The food is served in an elegant setting with a first-rate martini bar and windows that open to the street. The huge menu features more than enough vegetarian and meat dishes to please any Indian-food devotee. But it’s the seafood that makes Tamarind Bay Coastal so worth a visit. Think of all the spices and fragrances you associate with Indian cuisine — the aromatic garam masalas, the fresh chilies, the cinnamons and curries, the smoky tandooris — and then try to imagine how quiet, subtle seafood could possibly stand up to those powerful influences. It does, I assure you. But you have to think about it in a slightly different way. Classic New Englanders assume that seafood is best served clean, lightly spiced, and lightly sauced, with freshness as its biggest asset. Indian coastal cooking is entirely different. It’s big-flavor food, with sauces as complicated to construct as those prepared by a Michelin-three-star chef. The fish is as fresh and delicate as at Legal Sea Foods; just think bold sauces of yogurt, smoked tomatoes, ginger, and fried mustard seeds, and flavors of red chili oil, tamarind, garlic, and turmeric. The seafood preparations here are all about using a wild bouquet of spices and longsimmering sauces to add flavor, heat, and the kind of intensity that lingers in your mouth, cheeks, and nose but never makes your eyes water. It’s a magic trick mastered by the finest Indian chefs, a fraternity that must include Tamarind Bay Coastal’s Wali Ahmad.

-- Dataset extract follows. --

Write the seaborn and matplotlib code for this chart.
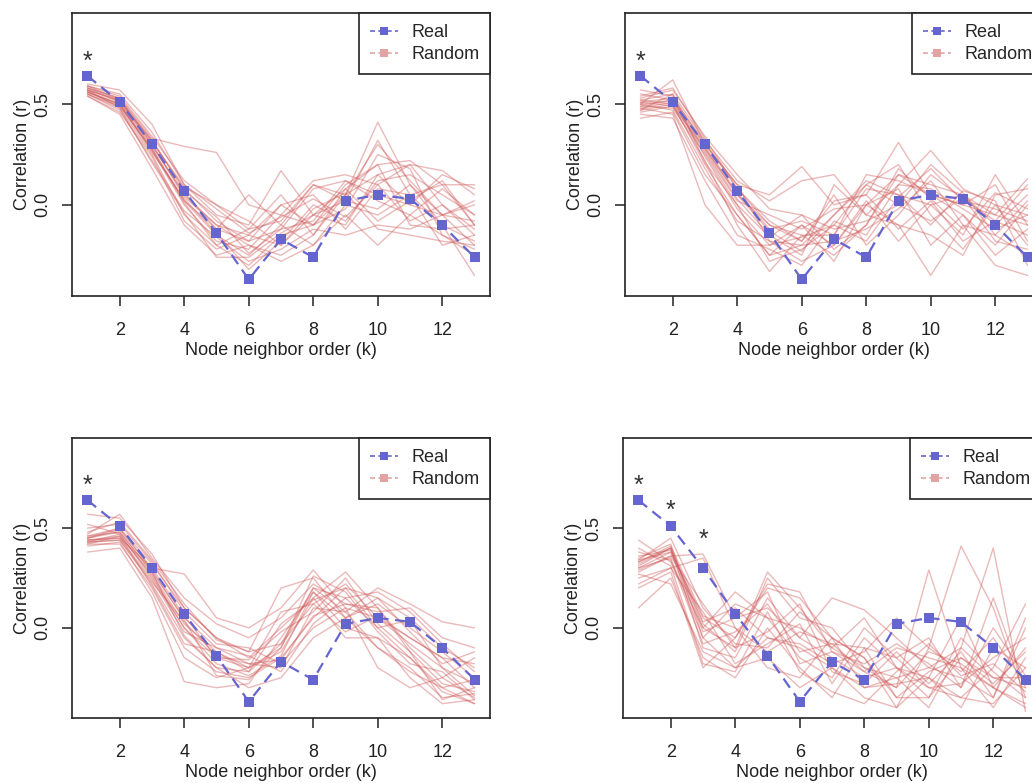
import pandas as pd
import seaborn as sns
import matplotlib.pyplot as plt
from matplotlib.lines import Line2D

# data
k = list(range(1, 14))
real = [0.64, 0.51, 0.30, 0.07, -0.14, -0.37, -0.17, -0.26, 0.02, 0.05, 0.03, -0.10, -0.26]

random_tl = [
    [0.58, 0.53, 0.33, 0.29, 0.26, 0.00, -0.05, -0.10, 0.05, 0.41, 0.10, -0.05, -0.08],
    [0.57, 0.52, 0.30, 0.05, -0.10, -0.15, -0.20, -0.05, 0.02, 0.32, 0.05, -0.10, -0.35],
    [0.56, 0.50, 0.28, 0.02, -0.15, -0.25, -0.10, 0.10, 0.05, 0.30, 0.12, -0.05, -0.20],
    [0.55, 0.48, 0.25, -0.05, -0.20, -0.30, -0.15, -0.10, 0.10, 0.20, 0.22, 0.10, 0.10],
    [0.60, 0.57, 0.40, 0.10, -0.05, -0.10, 0.17, -0.05, -0.10, 0.15, 0.20, 0.17, 0.05],
    [0.54, 0.45, 0.18, -0.10, -0.25, -0.20, -0.28, -0.20, -0.05, -0.20, -0.05, -0.15, -0.25],
    [0.59, 0.52, 0.32, 0.08, -0.08, -0.18, -0.12, 0.08, 0.12, 0.05, 0.00, 0.15, 0.08],
    [0.56, 0.49, 0.27, 0.00, -0.18, -0.22, -0.05, 0.12, 0.15, 0.10, -0.08, 0.00, -0.12],
    [0.57, 0.51, 0.29, 0.06, -0.12, 0.05, -0.10, -0.20, 0.00, -0.05, 0.05, -0.20, -0.15],
    [0.55, 0.47, 0.22, -0.03, -0.16, -0.28, -0.22, -0.12, -0.15, -0.10, -0.12, -0.05, 0.00],
    [0.58, 0.53, 0.31, 0.09, 0.00, -0.12, 0.05, -0.15, 0.08, 0.20, -0.10, -0.12, -0.10],
    [0.56, 0.50, 0.26, 0.03, -0.14, -0.32, -0.18, 0.00, -0.08, 0.12, 0.15, 0.05, -0.05],
    [0.59, 0.54, 0.34, 0.12, 0.00, -0.08, -0.20, -0.02, 0.06, -0.12, -0.15, -0.18, -0.20],
    [0.54, 0.46, 0.24, -0.08, -0.22, -0.15, 0.00, 0.05, -0.12, 0.08, 0.05, 0.10, -0.10],
    [0.57, 0.52, 0.30, 0.04, -0.10, -0.20, -0.25, -0.15, 0.05, 0.15, 0.00, -0.05, 0.02],
    [0.55, 0.49, 0.28, 0.01, -0.20, -0.12, -0.08, 0.10, 0.02, -0.02, 0.10, -0.10, -0.18],
    [0.58, 0.51, 0.32, 0.07, -0.06, -0.24, -0.12, -0.08, 0.12, 0.02, -0.05, 0.08, -0.05],
    [0.56, 0.50, 0.27, 0.02, -0.12, -0.18, 0.00, -0.10, -0.02, 0.25, 0.18, -0.15, -0.22],
    [0.57, 0.48, 0.21, -0.04, -0.26, -0.26, -0.14, -0.05, 0.08, -0.08, 0.02, 0.12, -0.10],
    [0.59, 0.55, 0.36, 0.10, -0.02, -0.14, -0.06, 0.03, -0.06, 0.10, 0.20, 0.00, -0.15],
]

random_tr = [
    [0.50, 0.62, 0.30, 0.10, 0.05, 0.19, 0.00, 0.05, 0.31, 0.05, 0.00, -0.05, 0.13],
    [0.52, 0.55, 0.32, 0.12, 0.02, 0.12, 0.15, -0.05, 0.10, 0.27, 0.08, 0.00, -0.05],
    [0.48, 0.45, 0.00, -0.20, -0.20, -0.10, -0.20, 0.00, -0.10, -0.35, -0.10, -0.30, -0.35],
    [0.47, 0.50, 0.20, -0.05, -0.25, -0.20, -0.05, 0.12, 0.05, 0.00, -0.15, 0.15, -0.10],
    [0.55, 0.52, 0.28, 0.05, -0.10, -0.15, -0.25, -0.10, 0.15, 0.10, 0.05, -0.10, 0.05],
    [0.49, 0.48, 0.25, 0.00, -0.28, -0.22, -0.10, 0.10, 0.20, -0.05, -0.22, 0.00, -0.20],
    [0.51, 0.53, 0.31, 0.08, -0.08, -0.18, 0.05, -0.20, -0.05, 0.15, 0.03, -0.08, -0.15],
    [0.46, 0.49, 0.22, -0.10, -0.33, -0.15, -0.15, 0.15, 0.12, 0.05, -0.05, -0.20, 0.00],
    [0.53, 0.57, 0.34, 0.15, -0.02, -0.05, -0.12, -0.08, 0.00, 0.20, 0.06, -0.15, -0.25],
    [0.50, 0.47, 0.18, -0.08, -0.18, -0.28, -0.20, 0.02, -0.18, 0.00, 0.05, -0.05, -0.10],
    [0.48, 0.51, 0.27, 0.03, -0.15, -0.25, 0.10, -0.05, -0.10, -0.15, -0.25, 0.05, 0.08],
    [0.57, 0.54, 0.29, 0.06, -0.12, -0.08, -0.15, 0.08, 0.05, -0.10, 0.07, 0.02, -0.30],
    [0.45, 0.43, 0.12, -0.15, -0.22, -0.30, -0.08, -0.15, 0.10, 0.08, -0.02, -0.12, -0.05],
    [0.52, 0.50, 0.26, 0.02, -0.05, -0.12, -0.02, 0.00, 0.15, 0.05, 0.00, 0.10, -0.18],
    [0.50, 0.52, 0.30, 0.10, -0.18, -0.20, -0.18, -0.12, -0.02, 0.12, -0.10, -0.15, 0.02],
    [0.43, 0.46, 0.15, -0.05, -0.25, -0.10, -0.28, 0.00, 0.08, -0.20, -0.05, -0.25, -0.12],
    [0.54, 0.58, 0.33, 0.08, -0.10, -0.18, 0.02, 0.05, -0.12, 0.02, -0.18, -0.08, 0.10],
    [0.49, 0.52, 0.24, -0.02, -0.20, -0.16, -0.10, -0.18, 0.04, 0.18, 0.02, -0.02, -0.08],
    [0.51, 0.49, 0.28, 0.05, -0.13, -0.23, -0.05, 0.10, 0.00, -0.08, 0.04, -0.18, -0.22],
    [0.47, 0.55, 0.21, 0.00, -0.16, -0.05, -0.22, -0.10, 0.18, 0.03, -0.12, 0.06, -0.02],
]

random_bl = [
    [0.44, 0.45, 0.30, 0.27, 0.05, 0.00, 0.10, 0.29, 0.10, 0.05, -0.05, -0.15, -0.30],
    [0.45, 0.50, 0.32, 0.10, -0.05, -0.15, 0.00, 0.15, 0.28, 0.10, -0.10, -0.25, -0.35],
    [0.43, 0.47, 0.25, 0.00, -0.15, -0.20, -0.10, 0.20, 0.15, 0.00, -0.15, -0.30, -0.38],
    [0.57, 0.55, 0.37, 0.10, -0.05, -0.12, 0.20, 0.25, 0.05, -0.10, -0.20, -0.35, -0.33],
    [0.42, 0.42, 0.20, -0.10, -0.22, -0.25, -0.15, 0.05, 0.20, 0.15, 0.05, -0.10, -0.20],
    [0.46, 0.48, 0.28, 0.05, -0.10, -0.18, -0.20, 0.10, 0.08, 0.20, 0.12, 0.03, 0.00],
    [0.38, 0.40, 0.15, -0.27, -0.30, -0.28, -0.05, 0.18, 0.00, -0.05, -0.25, -0.38, -0.36],
    [0.44, 0.46, 0.27, 0.02, -0.12, -0.22, -0.08, 0.12, 0.22, 0.05, -0.08, -0.20, -0.28],
    [0.50, 0.52, 0.33, 0.08, -0.08, -0.10, -0.18, 0.00, 0.10, -0.20, -0.30, -0.25, -0.15],
    [0.43, 0.44, 0.22, -0.05, -0.20, -0.30, -0.25, -0.05, 0.05, 0.12, 0.00, -0.12, -0.25],
    [0.47, 0.57, 0.35, 0.15, 0.02, -0.05, 0.05, 0.22, 0.12, 0.08, 0.10, -0.05, -0.10],
    [0.41, 0.43, 0.18, -0.15, -0.25, -0.20, -0.12, 0.15, -0.05, -0.05, -0.15, -0.32, -0.38],
    [0.45, 0.49, 0.30, 0.06, -0.15, -0.16, -0.02, 0.08, 0.25, 0.02, -0.12, -0.28, -0.32],
    [0.52, 0.47, 0.26, 0.00, -0.18, -0.24, -0.14, 0.18, 0.05, 0.15, -0.02, -0.18, -0.12],
    [0.44, 0.45, 0.24, -0.02, -0.10, -0.14, -0.22, 0.02, 0.15, 0.18, 0.08, -0.08, -0.22],
    [0.46, 0.50, 0.29, 0.04, -0.24, -0.26, -0.10, 0.26, 0.18, -0.02, -0.18, -0.22, -0.36],
    [0.42, 0.46, 0.21, -0.08, -0.12, -0.20, 0.08, 0.12, -0.02, 0.06, -0.05, -0.15, -0.18],
    [0.48, 0.53, 0.34, 0.12, -0.06, -0.12, -0.08, 0.20, 0.08, -0.10, -0.22, -0.30, -0.26],
    [0.43, 0.44, 0.23, 0.03, -0.14, -0.18, -0.16, 0.06, 0.12, 0.10, -0.12, -0.36, -0.30],
    [0.45, 0.48, 0.28, -0.04, -0.20, -0.22, 0.02, 0.14, 0.20, 0.00, 0.04, -0.20, -0.34],
]

random_br = [
    [0.33, 0.40, 0.00, -0.10, 0.28, 0.10, -0.10, -0.20, -0.30, 0.29, -0.20, -0.30, -0.40],
    [0.30, 0.38, 0.05, -0.05, 0.20, 0.15, -0.05, -0.15, -0.40, -0.10, 0.41, 0.10, -0.35],
    [0.35, 0.42, -0.05, -0.20, -0.05, -0.10, -0.20, -0.30, -0.25, -0.40, -0.10, 0.40, -0.42],
    [0.28, 0.36, 0.37, 0.05, 0.10, -0.05, -0.15, -0.25, -0.20, -0.30, -0.35, -0.20, 0.12],
    [0.10, 0.25, -0.15, -0.25, 0.00, -0.20, -0.35, -0.10, -0.15, -0.05, -0.30, 0.15, -0.30],
    [0.44, 0.33, 0.00, 0.18, 0.05, 0.00, -0.10, 0.05, -0.20, -0.25, -0.40, -0.10, -0.20],
    [0.32, 0.40, -0.10, -0.15, 0.15, -0.05, 0.15, 0.09, -0.05, -0.20, -0.25, -0.35, 0.05],
    [0.25, 0.30, 0.35, 0.00, -0.20, -0.25, -0.05, -0.15, -0.35, -0.35, -0.15, -0.25, -0.25],
    [0.20, 0.28, -0.20, -0.05, 0.22, 0.18, -0.12, -0.22, -0.10, -0.15, -0.20, -0.40, -0.15],
    [0.34, 0.45, 0.10, -0.08, -0.10, 0.08, -0.05, -0.30, -0.28, -0.25, 0.05, -0.30, -0.38],
    [0.30, 0.35, -0.05, 0.12, 0.05, -0.15, -0.25, 0.00, -0.15, -0.30, -0.28, -0.15, -0.05],
    [0.36, 0.39, 0.02, -0.12, 0.25, 0.05, 0.00, -0.20, -0.25, -0.20, -0.10, -0.25, -0.30],
    [0.27, 0.22, -0.12, -0.20, -0.15, -0.30, -0.20, -0.35, -0.40, -0.25, -0.35, -0.38, -0.20],
    [0.31, 0.40, 0.03, 0.10, -0.05, -0.08, -0.18, -0.12, 0.05, -0.10, -0.22, -0.05, -0.28],
    [0.38, 0.34, -0.08, -0.02, 0.12, -0.12, -0.08, -0.22, -0.30, -0.12, -0.18, -0.30, -0.10],
    [0.22, 0.30, 0.08, -0.18, -0.08, 0.02, -0.28, -0.05, -0.20, -0.35, -0.05, -0.22, -0.35],
    [0.34, 0.38, -0.02, 0.05, 0.18, -0.18, -0.12, -0.18, -0.08, -0.18, -0.30, 0.00, -0.24],
    [0.29, 0.36, 0.12, -0.10, -0.02, 0.12, -0.22, -0.28, -0.12, -0.28, -0.12, -0.35, 0.00],
    [0.40, 0.31, -0.18, -0.22, 0.08, -0.22, -0.32, -0.38, -0.22, -0.08, -0.24, -0.18, -0.32],
    [0.33, 0.41, 0.06, 0.00, -0.12, -0.02, -0.08, -0.10, -0.35, -0.22, -0.15, -0.28, -0.12],
]

# significance stars (k, y) per panel
stars_tl = [(1, 0.71)]
stars_tr = [(1, 0.71)]
stars_bl = [(1, 0.71)]
stars_br = [(1, 0.71), (2, 0.585), (3, 0.44)]

BLUE = "#6565cf"
RED = "#cf5a5a"
PINK = "#e2a3a3"

sns.set_style("ticks")
plt.rcParams['font.family'] = ['Liberation Sans', 'DejaVu Sans']

W, H = 1032, 783
fig = plt.figure(figsize=(W / 100, H / 100), dpi=100)

# axes boxes in pixels (left, top, right, bottom); right panels run off the page
boxes = [(72, 13, 490, 296), (625, 13, 1043, 296), (72, 438, 490, 718), (623, 438, 1041, 718)]
panels = [(random_tl, stars_tl), (random_tr, stars_tr), (random_bl, stars_bl), (random_br, stars_br)]

for (x0, y0, x1, y1), (rand, stars) in zip(boxes, panels):
    ax = fig.add_axes([x0 / W, 1 - y1 / H, (x1 - x0) / W, (y1 - y0) / H])

    rows = [(i, kk, v) for i, line in enumerate(rand) for kk, v in zip(k, line)]
    df = pd.DataFrame(rows, columns=["run", "k", "r"])
    sns.lineplot(data=df, x="k", y="r", units="run", estimator=None, color=RED,
                 alpha=0.42, lw=1.0, ax=ax, legend=False)

    sns.lineplot(x=k, y=real, ax=ax, color=BLUE, lw=1.6, linestyle=(0, (5, 3)),
                 marker="s", markersize=7, markeredgewidth=0, legend=False)

    for sk, sy in stars:
        ax.text(sk, sy, "*", ha="center", va="center", fontsize=18, color="#333333")

    ax.set_xlim(0.52, 13.48)
    ax.set_ylim(-0.452, 0.952)
    ax.set_xticks([2, 4, 6, 8, 10, 12])
    ax.set_yticks([0.0, 0.5])
    ax.set_yticklabels(["0.0", "0.5"], rotation=90, va="center")
    ax.tick_params(length=7, width=1.1, labelsize=13, colors="#222222", pad=12)
    ax.tick_params(axis="y", pad=8)
    for sp in ax.spines.values():
        sp.set_linewidth(1.2)
        sp.set_color("#222222")
    ax.set_xlabel("Node neighbor order (k)", fontsize=13, labelpad=2, color="#222222")
    ax.set_ylabel("Correlation (r)", fontsize=13, labelpad=2, color="#222222")

    handles = [
        Line2D([0], [0], color=BLUE, lw=1.2, ls=(0, (3, 2)), marker="s", markersize=6, markeredgewidth=0),
        Line2D([0], [0], color=PINK, lw=1.2, ls=(0, (3, 2)), marker="s", markersize=6, markeredgewidth=0),
    ]
    leg = ax.legend(handles, ["Real", "Random"], loc="upper right", borderaxespad=0,
                    fancybox=False, edgecolor="#222222", fontsize=13, handlelength=1.6,
                    handletextpad=0.7, borderpad=0.6, labelspacing=0.3, framealpha=1)
    leg.get_frame().set_linewidth(1.2)

fig.savefig("out.png", dpi=100)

Owner Kapoor is a serial entrepreneur. This second restaurant is his fourth company. He moved to the United States from

India with his family when he was 15; now he’s more Newton than Nawab. Other than the light lilt of a South Asian accent and the fact that there were more than 900 guests at his wedding in India a few years ago, you’d easily mistake him for any other Boston-area business smarty. But at heart Kapoor is a foodie, and that makes him different. When he opened the first Tamarind Bay in Cambridge, he had a dream of an Indian restaurant serving “cuisine” rather than food. He hired stellar five-star Indian hotel chefs (“not just Indian cooks”) to ensure that the food made the ubiquitous Indian steamtable lunch buffets taste like the last dregs of Sterno. “As far as I am concerned,” Kapoor says, “I work with the only two Indian chefs — not cooks — in Boston: Wali Ahmad, who is the chef at the new Brookline restaurant, and Sunil Soni, our executive chef in Harvard Square. Thomas John, formerly of Mantra, was a third, but he’s left the finedining field.”

The new Tamarind Bay Coastal is a small restaurant, but it’s a classy gem. I can well imagine the lines on Saturday snaking around the corner. In addition to lunch and dinner, they’ll be serving a traditional Indian “high tea” from 3 to 5 p.m. on weekends beginning in November, with lots of classic Indian street food including pakoras, idlis, and all manner of crunchy little nuggets and desserts. So far, my only complaint is that they don’t plan to serve coffee and tea at the restaurant during regular dinner hours. But of course, there’s a Starbucks just a hop, skip, and a jump away.